Iniciada em 2014, a Operação Lava Jato, tratada como a maior investigação de corrupção do Brasil, completa, neste mês de março, dez anos. Dez anos de acumuladas apreensões, condenações e prisões. Dez anos do início de um movimento ritualístico, que consagrou reuniões de família nas salas de estar para assistir ao Jornal Nacional e ver o preso do dia, momento em que se contava até com figuras já carimbadas na televisão brasileira, como a do ex-agente da Polícia Federal Newton Ishii - o “Japonês da Federal”. Dez anos da incorporação de um novo vocabulário para o povo brasileiro, que passou a incluir palavras como delação, receptação e peculato. Mais que tudo isso: dez anos que demonstram a necessidade de um Direito racional e socialmente estruturado.  

Nessa perspectiva, cita-se René Descartes, que, em “Discurso do Método”, revela uma nova forma de produção racional da ciência baseada na dúvida. Depois de duvidar de tudo o que se passa em seu espírito, Descartes percebe que, para duvidar, antes de mais nada, é preciso existir. Logo, a existência vira sua primeira evidência dessa linha de raciocínio racionalista, desbocando em sua máxima: “Penso, logo existo”. Assim, se para o filósofo torna-se imprescindível a manutenção da dúvida para produção da ciência, façamo-nos duvidar da legitimidade com que se conduziu os trabalhos na finada 13ª Vara Federal de Curitiba de Sergio Moro e sua alcateia.

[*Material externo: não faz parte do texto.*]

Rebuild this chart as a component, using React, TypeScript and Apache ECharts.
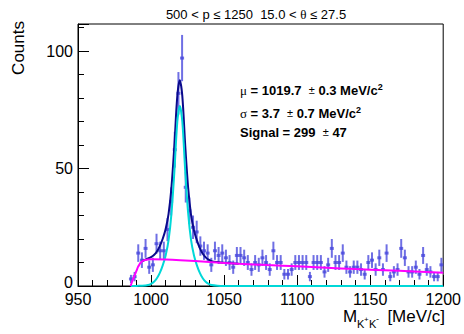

Não se quer, porém, fazer críticas ao combate à corrupção, um mal pungente no Brasil que pensou-se caminhar à extirpação, com a Lava Jato. Quer-se apenas duvidar dos moldes com que se deram os trabalhos durante esses anos. Afinal, pode-se sustentar como justo um sistema em que o investigador, o acusador e o julgador trabalham juntos? Pode-se admitir, sem a menor ressalva ou dúvida, uma Vara Federal movimentando, de forma misteriosa, bilhões de reais? Não se valida o questionamento sobre a legalidade de um julgamento em que o acusado não tem seus direitos resguardados? Talvez o que se deu em Curitiba possa ser visto sob a ótica de Francis Bacon, que, notando pela sua obra "Novum Organum", bem provavelmente teceria críticas à ciência jurídica de Moro, que mais ensejava na vitória sobre adversário político que no resultado da justiça.

Desse modo, o filósofo inglês bem representa uma boa face da produção da ciência que, se tivesse sido utilizada, talvez se estabelecesse uma verdadeira luta contra a corrupção, pautada no estabelecimento de graus de certeza no âmbito da ciência do Direito e utilizando a razão despida de noções pré-concebidas para produzir justiça. Faz-se, portanto, estabelecer, ao modo de Descartes, uma sequência de dúvidas sobre as temáticas suscitadas para que, no futuro, uma verdadeira ciência jurídica, pautada nos termos de Bacon, possa, finalmente, consagrar uma luta anticorrupção voltada para o bem do homem - noção cartesiana - e à consagração de resultados - percepção baconiana.